Sir Paul said he had no reason to believe until recently that the initial investigation had not been a success, and he believed his staff when they told him there was no new evidence when they looked at the inquiry again.
He said he was resigning “because I’m a leader”, adding: “Leadership is not about popularity, it’s not about the press, it’s not about spinning. It’s about making decisions that put your organisation, your mission and the people you lead first. It’s about doing things that will make them proud of the leaders and that’s much different from being popular with them.
“It’s about making decisions that may be difficult and personally painful. And that’s leadership and that’s why I’m going.”
It also emerged today that Neil Wallis may have provided “informal advice” to David Cameron’s communications chief Andy Coulson before the general election.

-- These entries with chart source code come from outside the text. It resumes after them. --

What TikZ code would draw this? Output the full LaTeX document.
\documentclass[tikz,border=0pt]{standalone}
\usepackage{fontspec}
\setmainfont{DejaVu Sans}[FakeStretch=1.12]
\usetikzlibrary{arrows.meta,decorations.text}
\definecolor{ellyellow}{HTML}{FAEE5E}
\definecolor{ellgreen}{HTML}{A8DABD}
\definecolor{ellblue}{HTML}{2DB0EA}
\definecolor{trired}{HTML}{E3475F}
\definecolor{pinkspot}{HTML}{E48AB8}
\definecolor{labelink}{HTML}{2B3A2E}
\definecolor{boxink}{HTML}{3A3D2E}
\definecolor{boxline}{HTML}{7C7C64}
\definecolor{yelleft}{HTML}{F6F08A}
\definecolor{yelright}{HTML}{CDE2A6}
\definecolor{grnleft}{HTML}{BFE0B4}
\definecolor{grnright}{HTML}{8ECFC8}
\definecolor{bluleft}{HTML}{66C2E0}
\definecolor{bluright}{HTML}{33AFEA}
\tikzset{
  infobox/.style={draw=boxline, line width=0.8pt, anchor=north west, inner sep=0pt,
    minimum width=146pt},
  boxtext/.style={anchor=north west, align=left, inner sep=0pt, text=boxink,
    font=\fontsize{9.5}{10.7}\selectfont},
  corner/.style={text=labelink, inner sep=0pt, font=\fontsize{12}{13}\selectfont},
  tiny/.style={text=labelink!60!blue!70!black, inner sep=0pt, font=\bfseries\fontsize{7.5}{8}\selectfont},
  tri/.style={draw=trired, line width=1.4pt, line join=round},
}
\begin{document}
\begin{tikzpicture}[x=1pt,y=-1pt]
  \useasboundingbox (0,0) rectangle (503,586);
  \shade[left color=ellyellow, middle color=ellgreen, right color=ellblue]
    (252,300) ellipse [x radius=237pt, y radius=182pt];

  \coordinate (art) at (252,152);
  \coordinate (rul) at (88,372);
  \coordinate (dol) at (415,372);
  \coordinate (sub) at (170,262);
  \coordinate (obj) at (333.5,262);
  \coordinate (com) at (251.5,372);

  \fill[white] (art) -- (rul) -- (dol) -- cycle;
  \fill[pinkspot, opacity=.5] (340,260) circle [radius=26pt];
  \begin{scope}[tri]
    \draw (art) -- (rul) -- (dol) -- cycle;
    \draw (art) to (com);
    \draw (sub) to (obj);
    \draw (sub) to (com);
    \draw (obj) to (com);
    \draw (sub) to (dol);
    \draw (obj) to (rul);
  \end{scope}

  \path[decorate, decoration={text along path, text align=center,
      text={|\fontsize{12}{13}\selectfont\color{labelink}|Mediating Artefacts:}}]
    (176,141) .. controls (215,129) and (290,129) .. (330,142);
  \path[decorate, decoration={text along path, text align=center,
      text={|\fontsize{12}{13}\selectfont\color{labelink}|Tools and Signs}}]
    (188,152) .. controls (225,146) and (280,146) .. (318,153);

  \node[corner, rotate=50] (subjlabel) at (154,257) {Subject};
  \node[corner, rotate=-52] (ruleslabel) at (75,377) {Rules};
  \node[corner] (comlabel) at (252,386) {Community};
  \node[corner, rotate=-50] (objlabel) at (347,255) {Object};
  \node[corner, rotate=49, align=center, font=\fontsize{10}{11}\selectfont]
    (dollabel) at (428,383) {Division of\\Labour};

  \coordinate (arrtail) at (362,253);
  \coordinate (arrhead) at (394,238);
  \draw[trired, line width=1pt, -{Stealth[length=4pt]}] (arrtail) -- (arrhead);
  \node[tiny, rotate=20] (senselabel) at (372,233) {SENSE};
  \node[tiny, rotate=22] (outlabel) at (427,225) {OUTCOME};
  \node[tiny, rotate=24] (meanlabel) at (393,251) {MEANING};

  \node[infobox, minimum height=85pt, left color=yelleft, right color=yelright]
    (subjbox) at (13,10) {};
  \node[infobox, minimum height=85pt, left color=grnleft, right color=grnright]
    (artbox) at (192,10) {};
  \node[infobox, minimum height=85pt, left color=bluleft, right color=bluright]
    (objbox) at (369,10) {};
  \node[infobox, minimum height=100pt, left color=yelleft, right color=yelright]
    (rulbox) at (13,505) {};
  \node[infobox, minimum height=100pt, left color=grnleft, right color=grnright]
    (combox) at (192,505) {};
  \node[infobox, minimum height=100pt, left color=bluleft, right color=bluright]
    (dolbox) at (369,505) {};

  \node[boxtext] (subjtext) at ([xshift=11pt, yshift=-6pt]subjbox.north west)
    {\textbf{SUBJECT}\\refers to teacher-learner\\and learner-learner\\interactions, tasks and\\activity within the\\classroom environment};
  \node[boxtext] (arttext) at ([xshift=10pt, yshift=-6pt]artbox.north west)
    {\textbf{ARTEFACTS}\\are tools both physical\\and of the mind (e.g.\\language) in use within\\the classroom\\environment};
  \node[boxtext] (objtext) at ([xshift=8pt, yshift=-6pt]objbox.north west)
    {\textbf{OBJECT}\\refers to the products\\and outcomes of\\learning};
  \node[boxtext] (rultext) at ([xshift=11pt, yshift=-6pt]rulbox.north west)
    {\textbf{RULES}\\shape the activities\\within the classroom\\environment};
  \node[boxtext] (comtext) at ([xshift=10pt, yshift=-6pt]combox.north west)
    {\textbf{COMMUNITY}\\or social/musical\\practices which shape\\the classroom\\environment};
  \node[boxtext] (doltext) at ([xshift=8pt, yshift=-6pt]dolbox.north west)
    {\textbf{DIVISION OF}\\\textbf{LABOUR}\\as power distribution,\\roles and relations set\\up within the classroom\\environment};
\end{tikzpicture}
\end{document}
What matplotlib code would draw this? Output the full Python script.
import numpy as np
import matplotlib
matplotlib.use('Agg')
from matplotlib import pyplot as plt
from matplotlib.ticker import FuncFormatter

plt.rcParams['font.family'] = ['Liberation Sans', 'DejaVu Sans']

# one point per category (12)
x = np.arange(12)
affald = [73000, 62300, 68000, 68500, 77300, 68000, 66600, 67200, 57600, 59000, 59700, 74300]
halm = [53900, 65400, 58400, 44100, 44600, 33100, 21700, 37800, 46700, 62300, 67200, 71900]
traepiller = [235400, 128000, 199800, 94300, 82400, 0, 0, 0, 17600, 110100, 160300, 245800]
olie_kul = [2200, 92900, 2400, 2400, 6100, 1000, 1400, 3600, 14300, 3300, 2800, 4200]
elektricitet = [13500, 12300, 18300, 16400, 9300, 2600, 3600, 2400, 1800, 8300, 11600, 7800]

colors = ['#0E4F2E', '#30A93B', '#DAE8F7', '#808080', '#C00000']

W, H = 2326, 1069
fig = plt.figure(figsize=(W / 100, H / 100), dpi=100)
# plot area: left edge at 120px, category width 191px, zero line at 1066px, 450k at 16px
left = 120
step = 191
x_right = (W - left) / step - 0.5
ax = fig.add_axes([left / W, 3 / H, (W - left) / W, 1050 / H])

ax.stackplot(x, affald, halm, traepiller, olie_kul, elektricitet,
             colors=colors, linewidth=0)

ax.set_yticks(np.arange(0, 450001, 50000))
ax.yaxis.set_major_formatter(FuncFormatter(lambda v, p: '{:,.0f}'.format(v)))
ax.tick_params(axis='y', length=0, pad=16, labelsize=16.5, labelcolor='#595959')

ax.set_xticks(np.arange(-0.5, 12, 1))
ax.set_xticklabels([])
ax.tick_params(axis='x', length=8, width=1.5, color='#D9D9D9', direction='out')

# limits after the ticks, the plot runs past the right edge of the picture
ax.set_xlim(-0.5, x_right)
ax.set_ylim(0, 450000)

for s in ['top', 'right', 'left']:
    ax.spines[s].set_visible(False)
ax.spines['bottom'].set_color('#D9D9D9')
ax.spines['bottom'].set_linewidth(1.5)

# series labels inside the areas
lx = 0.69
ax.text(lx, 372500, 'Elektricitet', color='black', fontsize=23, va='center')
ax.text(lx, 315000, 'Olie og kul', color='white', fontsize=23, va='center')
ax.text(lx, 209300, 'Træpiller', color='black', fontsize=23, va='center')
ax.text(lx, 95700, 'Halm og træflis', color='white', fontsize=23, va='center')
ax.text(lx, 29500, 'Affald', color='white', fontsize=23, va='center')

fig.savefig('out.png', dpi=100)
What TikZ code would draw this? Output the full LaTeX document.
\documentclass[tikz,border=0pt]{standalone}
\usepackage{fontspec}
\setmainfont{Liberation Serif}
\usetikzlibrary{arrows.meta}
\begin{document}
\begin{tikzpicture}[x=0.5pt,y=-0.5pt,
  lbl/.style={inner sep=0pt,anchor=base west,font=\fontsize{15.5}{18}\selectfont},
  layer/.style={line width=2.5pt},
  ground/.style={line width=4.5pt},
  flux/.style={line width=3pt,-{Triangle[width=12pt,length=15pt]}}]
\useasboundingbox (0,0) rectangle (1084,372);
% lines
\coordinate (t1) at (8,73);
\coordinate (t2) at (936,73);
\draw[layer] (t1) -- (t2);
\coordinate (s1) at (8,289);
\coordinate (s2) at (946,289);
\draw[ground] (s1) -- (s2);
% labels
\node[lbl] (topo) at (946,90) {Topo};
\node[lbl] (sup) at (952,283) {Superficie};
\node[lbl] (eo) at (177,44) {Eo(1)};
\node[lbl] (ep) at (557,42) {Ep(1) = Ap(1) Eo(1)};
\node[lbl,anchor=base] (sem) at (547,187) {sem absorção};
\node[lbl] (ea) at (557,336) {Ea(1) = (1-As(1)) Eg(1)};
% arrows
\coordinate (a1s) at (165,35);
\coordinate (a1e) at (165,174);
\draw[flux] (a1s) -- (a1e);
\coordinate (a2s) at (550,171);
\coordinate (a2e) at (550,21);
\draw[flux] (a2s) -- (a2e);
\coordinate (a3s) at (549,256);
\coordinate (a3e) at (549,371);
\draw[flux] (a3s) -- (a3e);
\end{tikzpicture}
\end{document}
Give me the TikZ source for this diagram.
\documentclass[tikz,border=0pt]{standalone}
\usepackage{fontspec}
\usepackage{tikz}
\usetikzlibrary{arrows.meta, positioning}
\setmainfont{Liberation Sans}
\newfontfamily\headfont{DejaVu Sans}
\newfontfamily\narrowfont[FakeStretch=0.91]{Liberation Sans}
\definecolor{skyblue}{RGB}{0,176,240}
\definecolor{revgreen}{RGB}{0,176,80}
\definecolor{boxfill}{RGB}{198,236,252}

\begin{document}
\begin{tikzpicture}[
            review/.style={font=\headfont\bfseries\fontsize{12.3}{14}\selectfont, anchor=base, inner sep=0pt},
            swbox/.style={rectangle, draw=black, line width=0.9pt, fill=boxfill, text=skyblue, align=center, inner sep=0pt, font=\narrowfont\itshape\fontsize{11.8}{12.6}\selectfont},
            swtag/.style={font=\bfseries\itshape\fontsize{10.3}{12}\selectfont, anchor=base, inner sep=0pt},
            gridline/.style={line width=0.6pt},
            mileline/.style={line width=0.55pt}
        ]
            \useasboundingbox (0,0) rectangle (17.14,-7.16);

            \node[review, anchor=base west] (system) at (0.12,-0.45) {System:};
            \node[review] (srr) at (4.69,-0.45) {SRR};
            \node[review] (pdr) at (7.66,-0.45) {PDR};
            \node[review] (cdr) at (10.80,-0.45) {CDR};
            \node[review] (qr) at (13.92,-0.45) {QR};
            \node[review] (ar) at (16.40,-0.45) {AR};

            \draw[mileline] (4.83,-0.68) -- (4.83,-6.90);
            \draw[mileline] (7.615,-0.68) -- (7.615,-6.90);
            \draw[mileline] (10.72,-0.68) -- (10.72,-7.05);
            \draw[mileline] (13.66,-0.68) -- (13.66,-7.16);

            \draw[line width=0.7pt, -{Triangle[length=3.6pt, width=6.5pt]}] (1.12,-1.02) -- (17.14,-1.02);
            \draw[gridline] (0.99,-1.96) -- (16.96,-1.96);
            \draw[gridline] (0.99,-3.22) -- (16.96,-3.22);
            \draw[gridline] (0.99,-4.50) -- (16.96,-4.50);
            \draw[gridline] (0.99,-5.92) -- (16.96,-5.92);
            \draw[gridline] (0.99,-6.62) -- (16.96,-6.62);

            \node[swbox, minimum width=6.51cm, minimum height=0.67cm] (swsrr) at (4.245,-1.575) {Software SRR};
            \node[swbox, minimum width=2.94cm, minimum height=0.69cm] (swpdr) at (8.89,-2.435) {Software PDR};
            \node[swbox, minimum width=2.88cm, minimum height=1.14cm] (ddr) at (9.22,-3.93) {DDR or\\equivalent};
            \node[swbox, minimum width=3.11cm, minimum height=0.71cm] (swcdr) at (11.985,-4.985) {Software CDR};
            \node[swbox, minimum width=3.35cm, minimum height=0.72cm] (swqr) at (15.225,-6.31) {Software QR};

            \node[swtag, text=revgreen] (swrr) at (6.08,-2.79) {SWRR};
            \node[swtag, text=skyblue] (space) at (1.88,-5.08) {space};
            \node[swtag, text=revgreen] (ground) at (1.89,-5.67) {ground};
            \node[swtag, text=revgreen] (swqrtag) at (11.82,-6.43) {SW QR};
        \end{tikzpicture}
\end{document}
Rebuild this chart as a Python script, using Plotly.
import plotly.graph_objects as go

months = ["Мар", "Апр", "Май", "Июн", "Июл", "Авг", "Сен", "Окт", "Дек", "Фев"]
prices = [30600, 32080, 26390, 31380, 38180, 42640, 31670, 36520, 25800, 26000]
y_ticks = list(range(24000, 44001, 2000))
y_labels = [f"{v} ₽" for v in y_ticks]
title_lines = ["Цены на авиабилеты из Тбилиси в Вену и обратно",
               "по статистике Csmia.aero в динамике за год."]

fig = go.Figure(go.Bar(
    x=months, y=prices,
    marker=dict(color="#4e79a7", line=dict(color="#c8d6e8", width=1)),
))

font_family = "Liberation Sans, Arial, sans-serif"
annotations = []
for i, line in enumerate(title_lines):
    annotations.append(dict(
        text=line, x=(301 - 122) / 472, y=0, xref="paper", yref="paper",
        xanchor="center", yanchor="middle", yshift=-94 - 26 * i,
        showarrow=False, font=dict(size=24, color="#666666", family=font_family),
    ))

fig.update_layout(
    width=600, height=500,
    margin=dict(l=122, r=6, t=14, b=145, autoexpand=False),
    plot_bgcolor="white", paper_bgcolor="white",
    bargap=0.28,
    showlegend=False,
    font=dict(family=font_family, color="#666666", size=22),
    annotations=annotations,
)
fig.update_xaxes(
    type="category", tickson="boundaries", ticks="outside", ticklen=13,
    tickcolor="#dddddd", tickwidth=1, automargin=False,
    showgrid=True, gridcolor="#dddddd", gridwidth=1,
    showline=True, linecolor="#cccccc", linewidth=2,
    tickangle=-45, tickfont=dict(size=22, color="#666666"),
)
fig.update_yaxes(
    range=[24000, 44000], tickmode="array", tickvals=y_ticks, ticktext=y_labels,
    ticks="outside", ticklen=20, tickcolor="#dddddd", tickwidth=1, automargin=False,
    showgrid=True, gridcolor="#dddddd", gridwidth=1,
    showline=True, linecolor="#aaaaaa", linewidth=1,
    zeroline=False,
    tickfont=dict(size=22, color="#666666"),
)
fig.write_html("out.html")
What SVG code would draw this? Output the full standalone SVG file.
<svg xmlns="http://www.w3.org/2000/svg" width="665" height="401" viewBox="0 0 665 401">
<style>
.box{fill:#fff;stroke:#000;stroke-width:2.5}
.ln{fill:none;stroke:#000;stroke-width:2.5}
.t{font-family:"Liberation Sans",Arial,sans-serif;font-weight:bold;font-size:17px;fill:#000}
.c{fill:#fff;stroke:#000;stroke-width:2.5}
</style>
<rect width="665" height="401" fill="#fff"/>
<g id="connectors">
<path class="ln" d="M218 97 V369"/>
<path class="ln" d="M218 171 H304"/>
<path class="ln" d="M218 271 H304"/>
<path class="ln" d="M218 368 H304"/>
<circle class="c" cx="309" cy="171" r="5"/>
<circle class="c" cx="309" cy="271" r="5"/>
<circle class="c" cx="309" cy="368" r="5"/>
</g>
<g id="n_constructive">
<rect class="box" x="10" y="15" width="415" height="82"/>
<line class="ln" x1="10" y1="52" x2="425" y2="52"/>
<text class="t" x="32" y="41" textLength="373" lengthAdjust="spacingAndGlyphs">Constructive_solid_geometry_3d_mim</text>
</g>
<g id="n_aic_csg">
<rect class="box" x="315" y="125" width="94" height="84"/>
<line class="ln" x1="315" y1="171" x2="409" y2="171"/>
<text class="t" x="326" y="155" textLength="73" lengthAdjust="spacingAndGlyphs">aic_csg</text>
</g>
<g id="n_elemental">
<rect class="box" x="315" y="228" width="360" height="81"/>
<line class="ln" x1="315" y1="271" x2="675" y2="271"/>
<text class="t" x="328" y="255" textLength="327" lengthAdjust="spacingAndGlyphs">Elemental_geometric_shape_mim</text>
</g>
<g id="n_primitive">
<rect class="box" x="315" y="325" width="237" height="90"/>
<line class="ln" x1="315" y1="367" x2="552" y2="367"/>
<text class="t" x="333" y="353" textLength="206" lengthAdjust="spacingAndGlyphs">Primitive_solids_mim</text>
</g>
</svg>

A Conservative spokesman said: “There have been some questions about whether the Conservative Party employed Neil Wallis.
“We have double checked our records and are able to confirm that neither Neil Wallis nor his company has ever been contracted by the Conservative Party, nor has the Conservative Party made payments to either of them.
“It has been drawn to our attention that he may have provided Andy Coulson with some informal advice on a voluntary basis before the election. We are currently finding out the exact nature of any advice.
“We can confirm that apart from Andy Coulson, neither David Cameron nor any senior member of the campaign team were aware of this until this week.”